È un mondo femminile, intimo, quello di Maria Adele Del Vecchio, artista casertana (1976) in mostra alla Galleria Tiziana Di Caro. “Sentinella, a che punto è la notte?” È il titolo della terza personale dell’artista, ma anche dell’opera a neon dal gusto concettuale che connette, illuminando di blu la prima sala della galleria in pieno centro storico, a Piazzetta Nilo.
L’artista gioca sulle possibili interpretazioni che questa frase ha avuto nel tempo, partendo dall’archè del suo battesimo: le pagine della Bibbia attribuite al profeta Isaia. «Succede così che questa domanda biblica ha il valore, a mio avviso, di garantirsi la sopravvivenza, di confermare l’esistenza dei cicli naturali, affermando la vastità fertile della notte, amica delle stelle», Maria Adele Del Vecchio.
La protagonista simbolica è la notte, vissuta come una veste da indossare, in solitaria.

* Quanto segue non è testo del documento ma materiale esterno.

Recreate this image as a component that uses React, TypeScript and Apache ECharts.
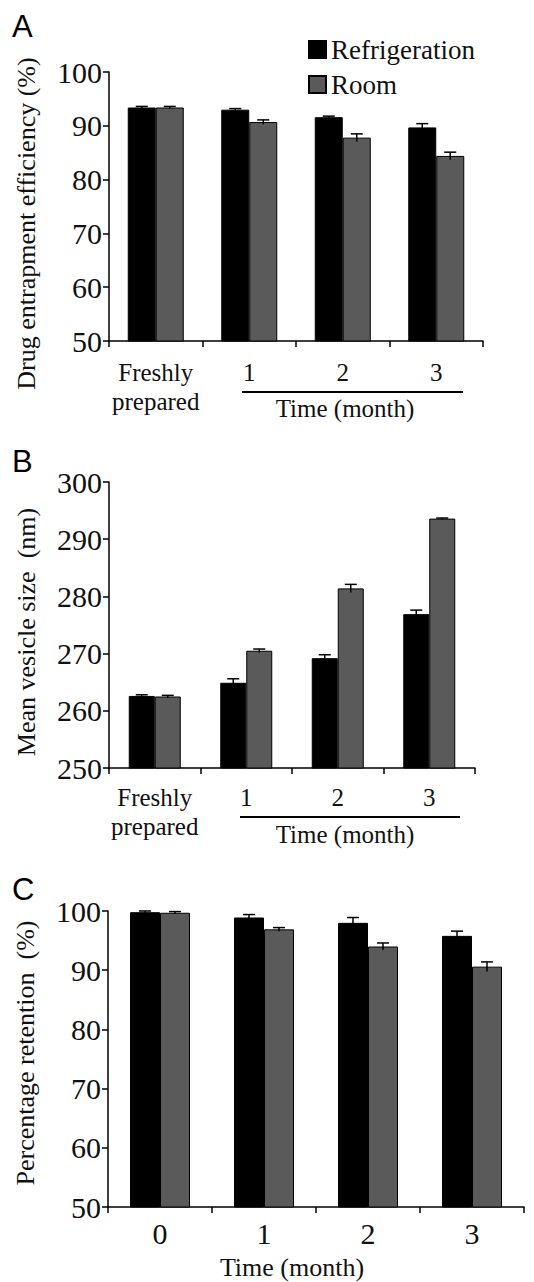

Il tempo sembra essersi fermato, avvolto da una fioca luce che ne esalta la percezione. L’ambientazione è quella di una casa, con i suoi ricordi, certe volte persino dimenticati. Oggetti raccolti ed esposti come trofei, non più in vendita, che albergano scomparti di uno spazio condiviso.
La Del Vecchio separa questa condivisione, portando ogni pezzo alla visione singola, come un racconto che ha bisogno di procedere per passi. La dimensione personale del progetto, essendo oggetti appartenuti alla madre scomparsa dell’artista, trasmette un sentimento familiare che non lascia indifferenti, perché tocca una sfera vicina a tutti. L’idea di prendersi cura dello spazio in cui si vive, comune nella figura femminile, diventa una forma di riconoscimento, di angolo sicuro da tramandare e preservare come un segreto che va raccolto nel tempo. Il decoro, espressione di bellezza, assume dei toni di tenerezza, che vanno oltre l’aspetto estetico. Nonostante la semplicità, gli oggetti scelti sembrano delle vere sentinelle che si prendono beffe dell’osservatore, perché non può toccarle con mano, non può svelarne la storia, ma ha una visione vincolata dalla loro riproduzione fotografica.
L’artista conduce in questo modo un gioco che inizia con la domanda /indovinello. In realtà nella sua retoricità, sigla un patto di fiducia eccezionale e perciò precaria, tentando un approccio intimo, quasi scenografico. Ogni inquadratura mette in scena attimi, minuti, giorni di vita di un estraneo che potrebbe ricordarci qualcuno. Un linguaggio che invita e riflette sulla figura femminile, ad indagare in quel delirante richiamo dell’inutile, che magicamente rassicura e conforta. Lo specchio con dentro un frammento di paesaggio (collage) suggerisce proprio quel tepore di ciclico passaggio, che riunisce in sé l’energia primordiale che si genera in quella parte acquea del mondo.
È forse in quel tramonto che riappare l’identità, quella dell’artista, in una scultura autoritratto in cera, simile ad una candela destinata ad esaurirsi. Una metafora sulla caducità della vita, rappresentazione di sé, ma in fase dormiente, in attesa di riaffiorare, come si vede dalla morbidezza con cui la materia poggia sul supporto. Lo stoppino è un invito e una provocazione allo stesso tempo, pratica condivisa anche da altri artisti, il cui intento è quello di coinvolgere chi la guarda non tanto nella realizzazione dell’opera, quanto piuttosto nell’infondere quel senso di incertezza che da sempre affligge l’umano, sulla precarietà della propria esistenza.